Akçaabat sahilinde yürüyorum. Limanda oturup ince belli bardakta çay içiyorum. Ortamahalle evleri komşu mahallelere estetik bulaştırıyor. Merkez İlkokulu'nın müze yapılması harika fikir... İnternete bakınıyorum ama Akçaabat’ı İngilizce, Almanca tanıtan bir sayfa yok. Akçaabat horonu dünyanın en önemli kültür değerlerinden ama horonu turistlere tanıtacak bir kurgu olmadığı için potansiyelinin yüzde birinde duruyor.

Cevat Şakir'in Bodrum'daki evinin hamburgerci olması gibi kapitalizm bu geç aşamasında kültürü sömürüyor. Ülkenin resmi tanıtım filmlerinde bilumum kilise, cami, sahil ve yapmacık tavırlar kullanılıyor. Anadolu’da geleneksel kıyafetlerini giymiş bir çocuğun, gülen bir babaannenin fotoğrafındaki şiiri tanıtım otoriteleri yakalayamıyor. Bir ülkeyi sadece mimari ve doğal güzellikleri için görmek istemezsiniz. Özgün insanlarını, onların nasıl güldüğünü tanımak istersiniz. Bu şiiri bilen Leonardo Dalessandri Watchtower of Turkey ile geçmişte milyon dolarları heba ederek hazırlattığımız kampanyalardan çok daha değerli bir tanıtım filmini çıkardı. Hem de ücretsiz olarak…

Akçaabat'ın rengarenk süslü ineklerini, serenderde asılı sarı mısırlarını, geçmişin tütün yapan güzel kadınlarını, bir tabloyu andıran hamsi tavalı, lahana sarmalı sofralarını, Ak Cami'nin önünde 1980'lerde bekleyen rengarenk transit eski dolmuşlarını, köy sobalarının üzerindeki turuncu portakal kabuklarını, bahçede odun ateşinde çay içen ihtiyar amcaları anlatmak, tanıtmak gerek.
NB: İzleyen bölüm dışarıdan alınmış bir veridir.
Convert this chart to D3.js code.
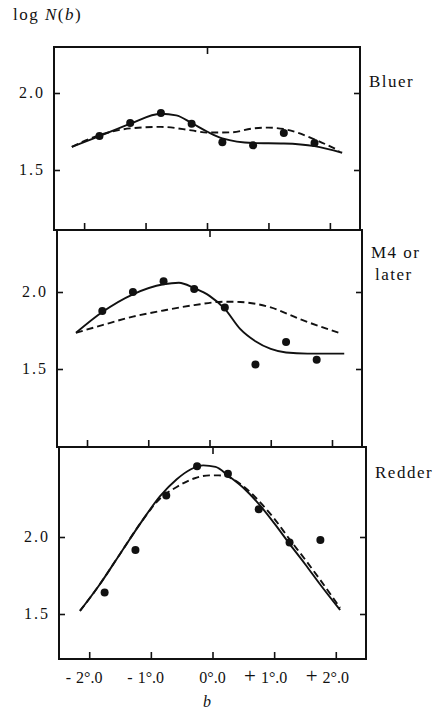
<!DOCTYPE html>
<html>
<head>
<meta charset="utf-8">
<script src="https://cdn.jsdelivr.net/npm/d3@7"></script>
<style>
body { margin: 0; background: #fff; }
svg text { font-family: "Liberation Serif", "DejaVu Serif", serif; fill: #111; }
</style>
</head>
<body>
<svg id="chart" width="434" height="717"></svg>
<script>
// log N(b) against latitude b, three colour groups, stacked panels


var bTicks = [-2, -1, 0, 1, 2];
var bTickSigns = ["-", "-", "", "+", "+"];
var bTickDigits = ["2\u00b0.0", "1\u00b0.0", "0\u00b0.0", "1\u00b0.0", "2\u00b0.0"];
var yTicks = [2.0, 1.5];
var yTickLabels = ["2.0", "1.5"];
var panelNames = [["Bluer"], ["M4 or", "later"], ["Redder"]];

// observed points
var dotB = [-1.75, -1.25, -0.75, -0.25, 0.25, 0.75, 1.25, 1.75];
var bluerDots = [1.72, 1.805, 1.87, 1.80, 1.68, 1.66, 1.74, 1.675];
var m4Dots = [1.877, 2.0, 2.07, 2.02, 1.90, 1.53, 1.675, 1.56];
var redderDots = [1.64, 1.915, 2.27, 2.46, 2.41, 2.18, 1.965, 1.98];

// fitted curves as [b, log N]
var bluerSolid = [[-2.2, 1.65], [-1.75, 1.72], [-1.25, 1.80], [-0.75, 1.865], [-0.5, 1.855],
    [-0.25, 1.805], [0, 1.75], [0.25, 1.705], [0.75, 1.675], [1.25, 1.672], [1.75, 1.655], [2.2, 1.612]];
var bluerDashed = [[-2.2, 1.65], [-1.75, 1.727], [-1.25, 1.77], [-0.75, 1.78], [-0.25, 1.757],
    [0, 1.743], [0.4, 1.745], [0.75, 1.77], [1.0, 1.775], [1.3, 1.762], [1.7, 1.707], [2.15, 1.625]];
var m4Solid = [[-2.18, 1.735], [-1.75, 1.87], [-1.25, 1.985], [-0.75, 2.05], [-0.5, 2.06],
    [-0.25, 2.025], [0, 1.975], [0.25, 1.89], [0.5, 1.76], [0.75, 1.68], [1.0, 1.63],
    [1.25, 1.607], [1.6, 1.60], [2.2, 1.60]];
var m4Dashed = [[-2.18, 1.735], [-1.75, 1.785], [-1.25, 1.84], [-0.75, 1.88], [-0.25, 1.915],
    [0.25, 1.937], [0.5, 1.935], [1.0, 1.90], [1.5, 1.82], [2.15, 1.73]];
var redderSolid = [[-2.15, 1.52], [-1.85, 1.68], [-1.5, 1.89], [-1.15, 2.10], [-0.85, 2.265],
    [-0.58, 2.375], [-0.35, 2.44], [-0.15, 2.465], [0.05, 2.455], [0.25, 2.40], [0.5, 2.32],
    [0.75, 2.215], [1.0, 2.09], [1.25, 1.955], [1.5, 1.825], [1.75, 1.69], [2.07, 1.526]];
var redderDashed = [[-2.15, 1.52], [-1.85, 1.68], [-1.5, 1.89], [-1.15, 2.10], [-0.85, 2.25],
    [-0.58, 2.325], [-0.3, 2.38], [-0.05, 2.40], [0.1, 2.40], [0.25, 2.39], [0.5, 2.33],
    [0.75, 2.235], [1.0, 2.12], [1.25, 1.985], [1.5, 1.855], [1.75, 1.72], [2.07, 1.54]];

var series = [
    { dots: bluerDots, solid: bluerSolid, dashed: bluerDashed },
    { dots: m4Dots, solid: m4Solid, dashed: m4Dashed },
    { dots: redderDots, solid: redderSolid, dashed: redderDashed }
];

// panel boxes in page pixels (the scan is slightly skewed, so left edges drift)
var layout = [
    { left: 54, right: 360, top: 47, bottom: 230, yAt2: 93 },
    { left: 57, right: 362, top: 230, bottom: 447, yAt2: 292 },
    { left: 59, right: 366, top: 447, bottom: 659, yAt2: 537 }
];
var pxPerUnit = 154;

var svg = d3.select("#chart");

var line = d3.line()
    .x(function(d) { return d[0]; })
    .y(function(d) { return d[1]; })
    .curve(d3.curveMonotoneX);

var lastX = null;

layout.forEach(function(p, i) {
    var x = d3.scaleLinear().domain([-2.49, 2.49]).range([p.left, p.right]);
    var yLo = 2 - (p.bottom - p.yAt2) / pxPerUnit;
    var yHi = 2 + (p.yAt2 - p.top) / pxPerUnit;
    var y = d3.scaleLinear().domain([yLo, yHi]).range([p.bottom, p.top]);
    var s = series[i];
    var g = svg.append("g").attr("class", "panel");

    // inward ticks on all four sides
    g.append("g").attr("transform", "translate(0," + p.bottom + ")")
        .call(d3.axisBottom(x).tickValues(bTicks).tickSize(-7).tickFormat(""));
    g.append("g").attr("transform", "translate(0," + p.top + ")")
        .call(d3.axisTop(x).tickValues([0]).tickSize(-7).tickFormat(""));
    g.append("g").attr("transform", "translate(" + p.left + ",0)")
        .call(d3.axisLeft(y).tickValues(yTicks).tickSize(-6).tickFormat(""));
    g.append("g").attr("transform", "translate(" + p.right + ",0)")
        .call(d3.axisRight(y).tickValues(yTicks).tickSize(-6).tickFormat(""));
    g.selectAll(".domain").remove();
    g.selectAll(".tick line").attr("stroke", "#111").attr("stroke-width", 1.6);

    // frame
    g.append("rect")
        .attr("x", p.left).attr("y", p.top)
        .attr("width", p.right - p.left).attr("height", p.bottom - p.top)
        .attr("fill", "none").attr("stroke", "#111").attr("stroke-width", 2);

    // y labels
    yTicks.forEach(function(v, k) {
        g.append("text")
            .attr("x", p.left - 9).attr("y", y(v)).attr("dy", "0.33em")
            .attr("text-anchor", "end")
            .style("font-size", "16px").style("letter-spacing", "2px")
            .text(yTickLabels[k]);
    });

    // curves
    var toPx = function(d) { return [x(d[0]), y(d[1])]; };
    g.append("path").attr("d", line(s.dashed.map(toPx)))
        .attr("fill", "none").attr("stroke", "#111").attr("stroke-width", 1.9)
        .attr("stroke-dasharray", "7,4");
    g.append("path").attr("d", line(s.solid.map(toPx)))
        .attr("fill", "none").attr("stroke", "#111").attr("stroke-width", 1.9);

    // dots
    g.selectAll("circle.dot").data(s.dots).enter().append("circle")
        .attr("class", "dot")
        .attr("cx", function(d, k) { return x(dotB[k]); })
        .attr("cy", function(d) { return y(d); })
        .attr("r", 4)
        .attr("fill", "#111");

    // panel name on the right
    panelNames[i].forEach(function(t, k) {
        g.append("text")
            .attr("x", p.right + 9 + (k > 0 ? 4 : 0))
            .attr("y", p.top + (i === 0 ? 40 : (i === 1 ? 28 : 31)) + k * 22)
            .style("font-size", "17px").style("letter-spacing", "1.5px")
            .text(t);
    });

    lastX = x;
});

// x tick labels under the bottom panel: digits centred on the tick, sign hangs left
bTicks.forEach(function(v, i) {
    var cx = lastX(v);
    var t = svg.append("text")
        .attr("y", 683)
        .style("font-size", "16px");
    var sign = t.append("tspan")
        .style("font-size", bTickSigns[i] === "+" ? "21px" : "16px")
        .text(bTickSigns[i]);
    var gap = bTickSigns[i] ? 5 : 0;
    var dig = t.append("tspan").attr("dx", gap).text(bTickDigits[i]);
    var signW = bTickSigns[i] ? sign.node().getComputedTextLength() + gap : 0;
    var digW = dig.node().getComputedTextLength();
    t.attr("x", cx - signW - digW / 2);
});

// axis titles
svg.append("text")
    .attr("x", 207).attr("y", 707)
    .attr("text-anchor", "middle")
    .style("font-size", "16px").style("font-style", "italic")
    .text("b");

var title = svg.append("text")
    .attr("x", 13).attr("y", 20)
    .style("font-size", "17px").style("letter-spacing", "1.5px");
title.append("tspan").text("log ");
title.append("tspan").style("font-style", "italic").text("N");
title.append("tspan").text("(");
title.append("tspan").style("font-style", "italic").text("b");
title.append("tspan").text(")");
</script>
</body>
</html>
Şehrin ölü edipleri kadar yaşayanları da önemli. Şair Atilla Alp Bölükbaşı’nın “Anılarda Akçaabat”, “Akçaabat Spor Tarihi” gibi bellek çalışmaları var. Serkan Türk yıllarca Trabzon’da Ada edebiyat dergisini çıkardı. Hasan Öztürk Rize’de Mavi Yeşil edebiyat dergisini hala çıkarıyor. Maalesef birtakım mühim kimseler ülkenin kalburüstü dergilerinden olan Ada ve Mavi Yeşil'e yeterli alakayı göstermemişlerdir.